* **Exercise prompt**
Set down all of the entries word for word, omitting the images they contain.

(Plotting code records)

****************************************

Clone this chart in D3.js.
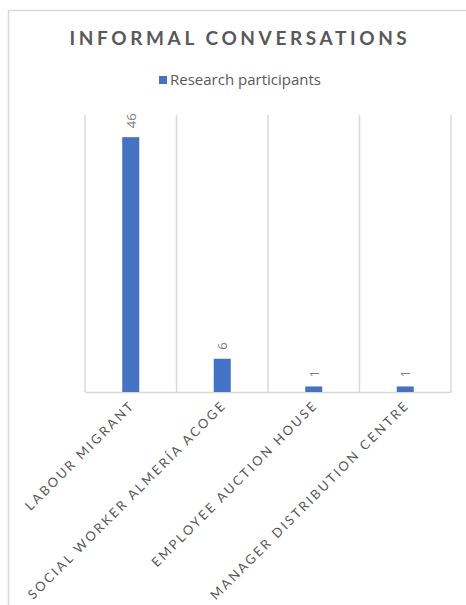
<!DOCTYPE html>
<html><head><meta charset="utf-8">
<script src="https://cdn.jsdelivr.net/npm/d3@7"></script>
<style>body{margin:0;background:#fff}svg{display:block}</style>
</head><body>
<script>
const categories = ["LABOUR MIGRANT", "SOCIAL WORKER ALMERÍA ACOGE", "EMPLOYEE AUCTION HOUSE", "MANAGER DISTRIBUTION CENTRE"];
const values = [46, 6, 1, 1];
const seriesName = "Research participants";
const title = "INFORMAL CONVERSATIONS";

const W = 466, H = 605;
const svg = d3.select("body").append("svg").attr("width", W).attr("height", H);
const font = "Lato, 'Open Sans', sans-serif";

svg.append("rect").attr("x", 8.5).attr("y", 10.5).attr("width", 500).attr("height", 700)
  .attr("fill", "#fff").attr("stroke", "#d9d9d9").attr("stroke-width", 1.5);

const plot = {left: 85, right: 451, top: 115, bottom: 392};
const x = d3.scaleBand().domain(categories).range([plot.left, plot.right]).paddingInner(0).paddingOuter(0);
const y = d3.scaleLinear().domain([0, 50]).range([plot.bottom, plot.top]);

svg.append("text").attr("x", 240).attr("y", 45).attr("text-anchor", "middle")
  .attr("font-family", font).attr("font-weight", "bold").attr("font-size", 19)
  .attr("letter-spacing", 3.6).attr("fill", "#595959").text(title);

// legend
svg.append("rect").attr("x", 159).attr("y", 76).attr("width", 8).attr("height", 8).attr("fill", "#4472c4");
svg.append("text").attr("x", 170).attr("y", 85).attr("font-family", "'Open Sans', sans-serif").attr("font-size", 15)
  .attr("fill", "#595959").text(seriesName);

// vertical gridlines at category boundaries
const bounds = categories.map(c => x(c)).concat([plot.right]);
svg.selectAll("line.grid").data(bounds).join("line").attr("class", "grid")
  .attr("x1", d => d).attr("x2", d => d).attr("y1", plot.top).attr("y2", plot.bottom)
  .attr("stroke", "#d9d9d9").attr("stroke-width", 1.5);

// baseline axis
const xAxis = svg.append("g").attr("transform", `translate(0,${plot.bottom})`)
  .call(d3.axisBottom(x).tickSize(0).tickFormat(""));
xAxis.select(".domain").attr("stroke", "#d9d9d9").attr("stroke-width", 1.5);

const barW = 17;
svg.selectAll("rect.bar").data(values).join("rect").attr("class", "bar")
  .attr("x", (d, i) => x(categories[i]) + x.bandwidth() / 2 - barW / 2)
  .attr("width", barW)
  .attr("y", d => y(d)).attr("height", d => y(0) - y(d)).attr("fill", "#4472c4");

// value labels
svg.selectAll("text.val").data(values).join("text").attr("class", "val")
  .attr("transform", (d, i) => `translate(${x(categories[i]) + x.bandwidth() / 2 + 5},${y(d) - 9}) rotate(-90)`)
  .attr("font-family", "'Open Sans', sans-serif").attr("font-size", 13).attr("fill", "#808080")
  .attr("text-anchor", "start").text(d => d);

// category labels
svg.selectAll("text.cat").data(categories).join("text").attr("class", "cat")
  .attr("transform", d => `translate(${x(d) + x.bandwidth() / 2 + 5},${plot.bottom + 14}) rotate(-45)`)
  .attr("font-family", font).attr("font-size", 13).attr("letter-spacing", 2.4)
  .attr("fill", "#595959").attr("text-anchor", "end").text(d => d);
</script>
</body></html>
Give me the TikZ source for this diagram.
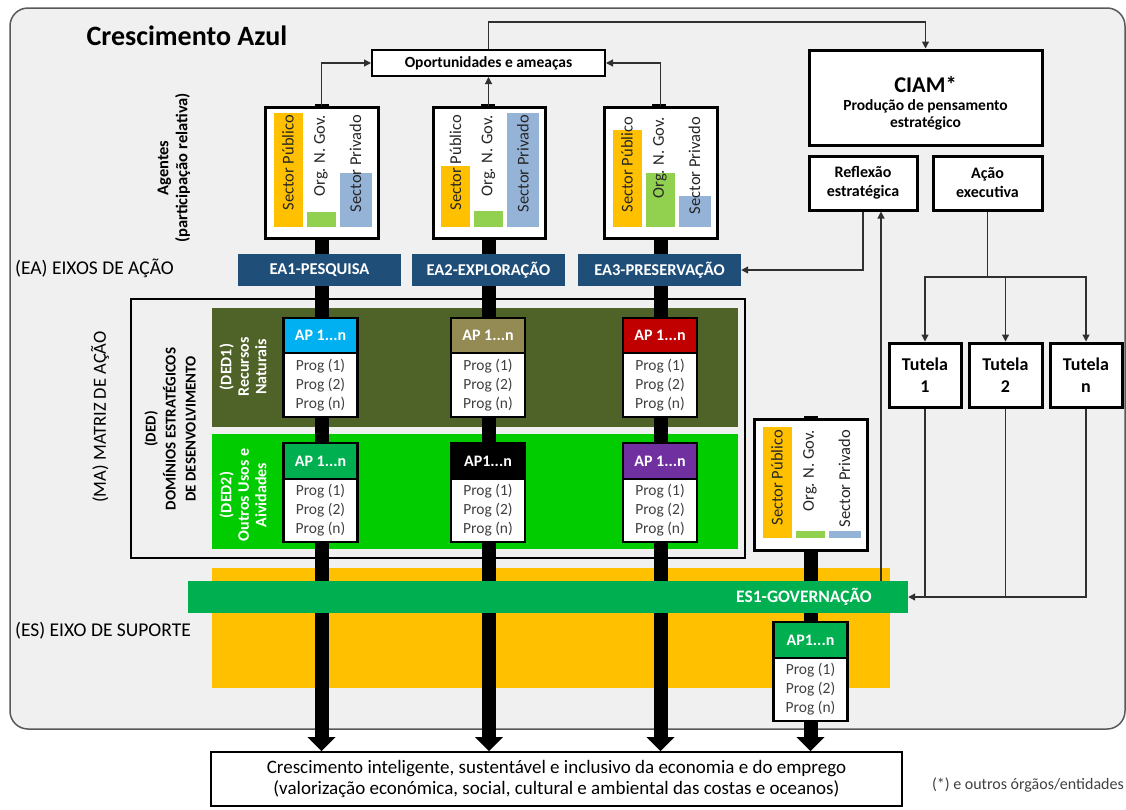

****************************************

* **Problem solution**
Clone this chart in D3.js.
<!DOCTYPE html>
<html><head><meta charset="utf-8">
<script src="https://cdn.jsdelivr.net/npm/d3@7"></script>
<style>body{margin:0;background:#fff}svg{display:block}</style>
</head><body>
<script>
const categories = ["LABOUR MIGRANT", "SOCIAL WORKER ALMERÍA ACOGE", "EMPLOYEE AUCTION HOUSE", "MANAGER DISTRIBUTION CENTRE"];
const values = [46, 6, 1, 1];
const seriesName = "Research participants";
const title = "INFORMAL CONVERSATIONS";

const W = 466, H = 605;
const svg = d3.select("body").append("svg").attr("width", W).attr("height", H);
const font = "Lato, 'Open Sans', sans-serif";

svg.append("rect").attr("x", 8.5).attr("y", 10.5).attr("width", 500).attr("height", 700)
  .attr("fill", "#fff").attr("stroke", "#d9d9d9").attr("stroke-width", 1.5);

const plot = {left: 85, right: 451, top: 115, bottom: 392};
const x = d3.scaleBand().domain(categories).range([plot.left, plot.right]).paddingInner(0).paddingOuter(0);
const y = d3.scaleLinear().domain([0, 50]).range([plot.bottom, plot.top]);

svg.append("text").attr("x", 240).attr("y", 45).attr("text-anchor", "middle")
  .attr("font-family", font).attr("font-weight", "bold").attr("font-size", 19)
  .attr("letter-spacing", 3.6).attr("fill", "#595959").text(title);

// legend
svg.append("rect").attr("x", 159).attr("y", 76).attr("width", 8).attr("height", 8).attr("fill", "#4472c4");
svg.append("text").attr("x", 170).attr("y", 85).attr("font-family", "'Open Sans', sans-serif").attr("font-size", 15)
  .attr("fill", "#595959").text(seriesName);

// vertical gridlines at category boundaries
const bounds = categories.map(c => x(c)).concat([plot.right]);
svg.selectAll("line.grid").data(bounds).join("line").attr("class", "grid")
  .attr("x1", d => d).attr("x2", d => d).attr("y1", plot.top).attr("y2", plot.bottom)
  .attr("stroke", "#d9d9d9").attr("stroke-width", 1.5);

// baseline axis
const xAxis = svg.append("g").attr("transform", `translate(0,${plot.bottom})`)
  .call(d3.axisBottom(x).tickSize(0).tickFormat(""));
xAxis.select(".domain").attr("stroke", "#d9d9d9").attr("stroke-width", 1.5);

const barW = 17;
svg.selectAll("rect.bar").data(values).join("rect").attr("class", "bar")
  .attr("x", (d, i) => x(categories[i]) + x.bandwidth() / 2 - barW / 2)
  .attr("width", barW)
  .attr("y", d => y(d)).attr("height", d => y(0) - y(d)).attr("fill", "#4472c4");

// value labels
svg.selectAll("text.val").data(values).join("text").attr("class", "val")
  .attr("transform", (d, i) => `translate(${x(categories[i]) + x.bandwidth() / 2 + 5},${y(d) - 9}) rotate(-90)`)
  .attr("font-family", "'Open Sans', sans-serif").attr("font-size", 13).attr("fill", "#808080")
  .attr("text-anchor", "start").text(d => d);

// category labels
svg.selectAll("text.cat").data(categories).join("text").attr("class", "cat")
  .attr("transform", d => `translate(${x(d) + x.bandwidth() / 2 + 5},${plot.bottom + 14}) rotate(-45)`)
  .attr("font-family", font).attr("font-size", 13).attr("letter-spacing", 2.4)
  .attr("fill", "#595959").attr("text-anchor", "end").text(d => d);
</script>
</body></html>
Give me the TikZ source for this diagram.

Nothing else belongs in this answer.